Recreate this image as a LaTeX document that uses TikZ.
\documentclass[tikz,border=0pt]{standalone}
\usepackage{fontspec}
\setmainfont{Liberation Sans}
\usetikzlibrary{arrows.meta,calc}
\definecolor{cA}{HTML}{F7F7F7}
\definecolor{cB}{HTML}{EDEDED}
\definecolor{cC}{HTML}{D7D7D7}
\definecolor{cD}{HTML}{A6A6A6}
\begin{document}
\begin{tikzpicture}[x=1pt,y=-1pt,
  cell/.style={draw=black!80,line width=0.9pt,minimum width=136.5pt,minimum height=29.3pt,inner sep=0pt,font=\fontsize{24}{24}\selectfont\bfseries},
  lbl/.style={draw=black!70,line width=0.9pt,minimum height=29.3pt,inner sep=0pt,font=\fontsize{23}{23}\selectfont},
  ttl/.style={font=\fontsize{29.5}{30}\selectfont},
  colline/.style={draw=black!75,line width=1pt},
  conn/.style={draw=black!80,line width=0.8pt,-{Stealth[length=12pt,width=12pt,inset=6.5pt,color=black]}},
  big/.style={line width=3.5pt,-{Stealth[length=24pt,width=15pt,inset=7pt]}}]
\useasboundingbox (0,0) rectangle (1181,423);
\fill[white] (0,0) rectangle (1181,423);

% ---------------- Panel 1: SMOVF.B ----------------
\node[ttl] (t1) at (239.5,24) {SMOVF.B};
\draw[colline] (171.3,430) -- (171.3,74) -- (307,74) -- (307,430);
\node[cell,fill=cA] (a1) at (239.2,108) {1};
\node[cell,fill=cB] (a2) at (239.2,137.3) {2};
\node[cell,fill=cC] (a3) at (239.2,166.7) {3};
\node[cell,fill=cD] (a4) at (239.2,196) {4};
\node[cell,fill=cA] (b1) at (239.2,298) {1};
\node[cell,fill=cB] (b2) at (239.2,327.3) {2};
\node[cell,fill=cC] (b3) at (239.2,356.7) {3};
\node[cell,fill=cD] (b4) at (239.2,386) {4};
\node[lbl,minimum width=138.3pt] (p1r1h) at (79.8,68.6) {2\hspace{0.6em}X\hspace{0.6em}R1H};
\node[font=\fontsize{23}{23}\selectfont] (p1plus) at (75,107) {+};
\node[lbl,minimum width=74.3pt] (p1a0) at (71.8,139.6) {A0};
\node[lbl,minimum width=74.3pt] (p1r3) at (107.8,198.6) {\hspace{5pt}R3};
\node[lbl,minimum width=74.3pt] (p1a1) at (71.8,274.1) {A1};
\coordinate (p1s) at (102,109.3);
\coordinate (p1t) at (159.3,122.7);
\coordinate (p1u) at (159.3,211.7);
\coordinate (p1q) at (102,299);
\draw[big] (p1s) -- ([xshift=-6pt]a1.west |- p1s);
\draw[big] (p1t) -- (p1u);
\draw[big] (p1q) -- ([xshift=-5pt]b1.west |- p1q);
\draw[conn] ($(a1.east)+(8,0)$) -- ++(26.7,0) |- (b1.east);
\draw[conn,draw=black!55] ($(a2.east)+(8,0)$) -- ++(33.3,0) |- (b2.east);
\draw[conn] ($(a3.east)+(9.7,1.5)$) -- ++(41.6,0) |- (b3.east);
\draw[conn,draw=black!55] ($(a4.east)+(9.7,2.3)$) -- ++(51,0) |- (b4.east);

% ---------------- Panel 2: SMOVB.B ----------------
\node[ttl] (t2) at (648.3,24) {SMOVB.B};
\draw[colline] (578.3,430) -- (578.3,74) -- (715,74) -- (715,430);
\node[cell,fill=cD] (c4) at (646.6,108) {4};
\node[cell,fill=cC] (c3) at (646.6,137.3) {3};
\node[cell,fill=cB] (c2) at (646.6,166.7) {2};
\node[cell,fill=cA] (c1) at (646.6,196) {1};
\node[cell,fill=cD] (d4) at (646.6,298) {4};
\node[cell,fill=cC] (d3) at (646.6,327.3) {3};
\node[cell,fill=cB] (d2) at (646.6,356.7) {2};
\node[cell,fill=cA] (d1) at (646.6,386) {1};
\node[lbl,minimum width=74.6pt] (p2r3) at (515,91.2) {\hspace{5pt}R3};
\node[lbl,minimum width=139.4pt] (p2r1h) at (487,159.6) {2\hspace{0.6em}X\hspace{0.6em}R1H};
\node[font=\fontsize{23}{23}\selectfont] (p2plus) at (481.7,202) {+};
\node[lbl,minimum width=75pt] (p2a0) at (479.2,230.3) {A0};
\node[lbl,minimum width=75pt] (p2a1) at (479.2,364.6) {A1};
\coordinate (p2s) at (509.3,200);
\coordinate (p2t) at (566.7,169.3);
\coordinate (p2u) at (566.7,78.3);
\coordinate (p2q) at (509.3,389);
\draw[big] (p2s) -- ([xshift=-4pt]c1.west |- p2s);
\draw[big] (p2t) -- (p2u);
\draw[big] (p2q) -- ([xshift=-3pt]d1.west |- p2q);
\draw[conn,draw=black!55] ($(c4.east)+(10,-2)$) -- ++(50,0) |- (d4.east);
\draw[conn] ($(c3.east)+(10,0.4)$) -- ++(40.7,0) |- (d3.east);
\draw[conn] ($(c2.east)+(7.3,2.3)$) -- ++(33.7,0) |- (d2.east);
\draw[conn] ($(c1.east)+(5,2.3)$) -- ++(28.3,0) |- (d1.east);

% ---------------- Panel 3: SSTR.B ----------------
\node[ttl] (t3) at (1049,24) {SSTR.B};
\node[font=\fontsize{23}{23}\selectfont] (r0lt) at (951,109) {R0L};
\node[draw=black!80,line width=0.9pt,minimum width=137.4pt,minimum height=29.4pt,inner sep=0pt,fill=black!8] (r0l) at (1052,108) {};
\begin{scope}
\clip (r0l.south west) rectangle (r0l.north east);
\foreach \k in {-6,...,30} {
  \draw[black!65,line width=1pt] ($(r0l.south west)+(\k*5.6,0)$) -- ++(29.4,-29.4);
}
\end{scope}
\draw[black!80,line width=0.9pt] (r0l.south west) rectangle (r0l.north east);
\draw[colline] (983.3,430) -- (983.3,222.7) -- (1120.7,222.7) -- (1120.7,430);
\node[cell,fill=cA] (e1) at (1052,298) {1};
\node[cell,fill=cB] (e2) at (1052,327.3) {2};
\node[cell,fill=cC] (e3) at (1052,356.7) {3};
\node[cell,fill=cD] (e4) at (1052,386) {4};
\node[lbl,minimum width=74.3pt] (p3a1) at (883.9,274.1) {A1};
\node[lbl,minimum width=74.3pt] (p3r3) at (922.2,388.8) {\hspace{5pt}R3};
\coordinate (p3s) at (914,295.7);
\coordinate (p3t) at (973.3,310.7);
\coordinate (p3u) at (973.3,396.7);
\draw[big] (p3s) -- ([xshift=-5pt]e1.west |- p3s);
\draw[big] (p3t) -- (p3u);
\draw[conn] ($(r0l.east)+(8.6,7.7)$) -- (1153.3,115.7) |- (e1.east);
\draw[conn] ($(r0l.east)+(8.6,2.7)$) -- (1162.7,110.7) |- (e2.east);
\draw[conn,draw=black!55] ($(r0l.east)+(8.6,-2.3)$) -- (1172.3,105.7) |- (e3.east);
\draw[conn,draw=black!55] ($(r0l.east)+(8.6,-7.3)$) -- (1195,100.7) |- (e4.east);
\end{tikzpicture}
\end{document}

#### Given request
Extract all of the data shown above without alteration.

#### Solution to this problem
Recreate this image as a LaTeX document that uses TikZ.
\documentclass[tikz,border=0pt]{standalone}
\usepackage{fontspec}
\setmainfont{Liberation Sans}
\usetikzlibrary{arrows.meta,calc}
\definecolor{cA}{HTML}{F7F7F7}
\definecolor{cB}{HTML}{EDEDED}
\definecolor{cC}{HTML}{D7D7D7}
\definecolor{cD}{HTML}{A6A6A6}
\begin{document}
\begin{tikzpicture}[x=1pt,y=-1pt,
  cell/.style={draw=black!80,line width=0.9pt,minimum width=136.5pt,minimum height=29.3pt,inner sep=0pt,font=\fontsize{24}{24}\selectfont\bfseries},
  lbl/.style={draw=black!70,line width=0.9pt,minimum height=29.3pt,inner sep=0pt,font=\fontsize{23}{23}\selectfont},
  ttl/.style={font=\fontsize{29.5}{30}\selectfont},
  colline/.style={draw=black!75,line width=1pt},
  conn/.style={draw=black!80,line width=0.8pt,-{Stealth[length=12pt,width=12pt,inset=6.5pt,color=black]}},
  big/.style={line width=3.5pt,-{Stealth[length=24pt,width=15pt,inset=7pt]}}]
\useasboundingbox (0,0) rectangle (1181,423);
\fill[white] (0,0) rectangle (1181,423);

% ---------------- Panel 1: SMOVF.B ----------------
\node[ttl] (t1) at (239.5,24) {SMOVF.B};
\draw[colline] (171.3,430) -- (171.3,74) -- (307,74) -- (307,430);
\node[cell,fill=cA] (a1) at (239.2,108) {1};
\node[cell,fill=cB] (a2) at (239.2,137.3) {2};
\node[cell,fill=cC] (a3) at (239.2,166.7) {3};
\node[cell,fill=cD] (a4) at (239.2,196) {4};
\node[cell,fill=cA] (b1) at (239.2,298) {1};
\node[cell,fill=cB] (b2) at (239.2,327.3) {2};
\node[cell,fill=cC] (b3) at (239.2,356.7) {3};
\node[cell,fill=cD] (b4) at (239.2,386) {4};
\node[lbl,minimum width=138.3pt] (p1r1h) at (79.8,68.6) {2\hspace{0.6em}X\hspace{0.6em}R1H};
\node[font=\fontsize{23}{23}\selectfont] (p1plus) at (75,107) {+};
\node[lbl,minimum width=74.3pt] (p1a0) at (71.8,139.6) {A0};
\node[lbl,minimum width=74.3pt] (p1r3) at (107.8,198.6) {\hspace{5pt}R3};
\node[lbl,minimum width=74.3pt] (p1a1) at (71.8,274.1) {A1};
\coordinate (p1s) at (102,109.3);
\coordinate (p1t) at (159.3,122.7);
\coordinate (p1u) at (159.3,211.7);
\coordinate (p1q) at (102,299);
\draw[big] (p1s) -- ([xshift=-6pt]a1.west |- p1s);
\draw[big] (p1t) -- (p1u);
\draw[big] (p1q) -- ([xshift=-5pt]b1.west |- p1q);
\draw[conn] ($(a1.east)+(8,0)$) -- ++(26.7,0) |- (b1.east);
\draw[conn,draw=black!55] ($(a2.east)+(8,0)$) -- ++(33.3,0) |- (b2.east);
\draw[conn] ($(a3.east)+(9.7,1.5)$) -- ++(41.6,0) |- (b3.east);
\draw[conn,draw=black!55] ($(a4.east)+(9.7,2.3)$) -- ++(51,0) |- (b4.east);

% ---------------- Panel 2: SMOVB.B ----------------
\node[ttl] (t2) at (648.3,24) {SMOVB.B};
\draw[colline] (578.3,430) -- (578.3,74) -- (715,74) -- (715,430);
\node[cell,fill=cD] (c4) at (646.6,108) {4};
\node[cell,fill=cC] (c3) at (646.6,137.3) {3};
\node[cell,fill=cB] (c2) at (646.6,166.7) {2};
\node[cell,fill=cA] (c1) at (646.6,196) {1};
\node[cell,fill=cD] (d4) at (646.6,298) {4};
\node[cell,fill=cC] (d3) at (646.6,327.3) {3};
\node[cell,fill=cB] (d2) at (646.6,356.7) {2};
\node[cell,fill=cA] (d1) at (646.6,386) {1};
\node[lbl,minimum width=74.6pt] (p2r3) at (515,91.2) {\hspace{5pt}R3};
\node[lbl,minimum width=139.4pt] (p2r1h) at (487,159.6) {2\hspace{0.6em}X\hspace{0.6em}R1H};
\node[font=\fontsize{23}{23}\selectfont] (p2plus) at (481.7,202) {+};
\node[lbl,minimum width=75pt] (p2a0) at (479.2,230.3) {A0};
\node[lbl,minimum width=75pt] (p2a1) at (479.2,364.6) {A1};
\coordinate (p2s) at (509.3,200);
\coordinate (p2t) at (566.7,169.3);
\coordinate (p2u) at (566.7,78.3);
\coordinate (p2q) at (509.3,389);
\draw[big] (p2s) -- ([xshift=-4pt]c1.west |- p2s);
\draw[big] (p2t) -- (p2u);
\draw[big] (p2q) -- ([xshift=-3pt]d1.west |- p2q);
\draw[conn,draw=black!55] ($(c4.east)+(10,-2)$) -- ++(50,0) |- (d4.east);
\draw[conn] ($(c3.east)+(10,0.4)$) -- ++(40.7,0) |- (d3.east);
\draw[conn] ($(c2.east)+(7.3,2.3)$) -- ++(33.7,0) |- (d2.east);
\draw[conn] ($(c1.east)+(5,2.3)$) -- ++(28.3,0) |- (d1.east);

% ---------------- Panel 3: SSTR.B ----------------
\node[ttl] (t3) at (1049,24) {SSTR.B};
\node[font=\fontsize{23}{23}\selectfont] (r0lt) at (951,109) {R0L};
\node[draw=black!80,line width=0.9pt,minimum width=137.4pt,minimum height=29.4pt,inner sep=0pt,fill=black!8] (r0l) at (1052,108) {};
\begin{scope}
\clip (r0l.south west) rectangle (r0l.north east);
\foreach \k in {-6,...,30} {
  \draw[black!65,line width=1pt] ($(r0l.south west)+(\k*5.6,0)$) -- ++(29.4,-29.4);
}
\end{scope}
\draw[black!80,line width=0.9pt] (r0l.south west) rectangle (r0l.north east);
\draw[colline] (983.3,430) -- (983.3,222.7) -- (1120.7,222.7) -- (1120.7,430);
\node[cell,fill=cA] (e1) at (1052,298) {1};
\node[cell,fill=cB] (e2) at (1052,327.3) {2};
\node[cell,fill=cC] (e3) at (1052,356.7) {3};
\node[cell,fill=cD] (e4) at (1052,386) {4};
\node[lbl,minimum width=74.3pt] (p3a1) at (883.9,274.1) {A1};
\node[lbl,minimum width=74.3pt] (p3r3) at (922.2,388.8) {\hspace{5pt}R3};
\coordinate (p3s) at (914,295.7);
\coordinate (p3t) at (973.3,310.7);
\coordinate (p3u) at (973.3,396.7);
\draw[big] (p3s) -- ([xshift=-5pt]e1.west |- p3s);
\draw[big] (p3t) -- (p3u);
\draw[conn] ($(r0l.east)+(8.6,7.7)$) -- (1153.3,115.7) |- (e1.east);
\draw[conn] ($(r0l.east)+(8.6,2.7)$) -- (1162.7,110.7) |- (e2.east);
\draw[conn,draw=black!55] ($(r0l.east)+(8.6,-2.3)$) -- (1172.3,105.7) |- (e3.east);
\draw[conn,draw=black!55] ($(r0l.east)+(8.6,-7.3)$) -- (1195,100.7) |- (e4.east);
\end{tikzpicture}
\end{document}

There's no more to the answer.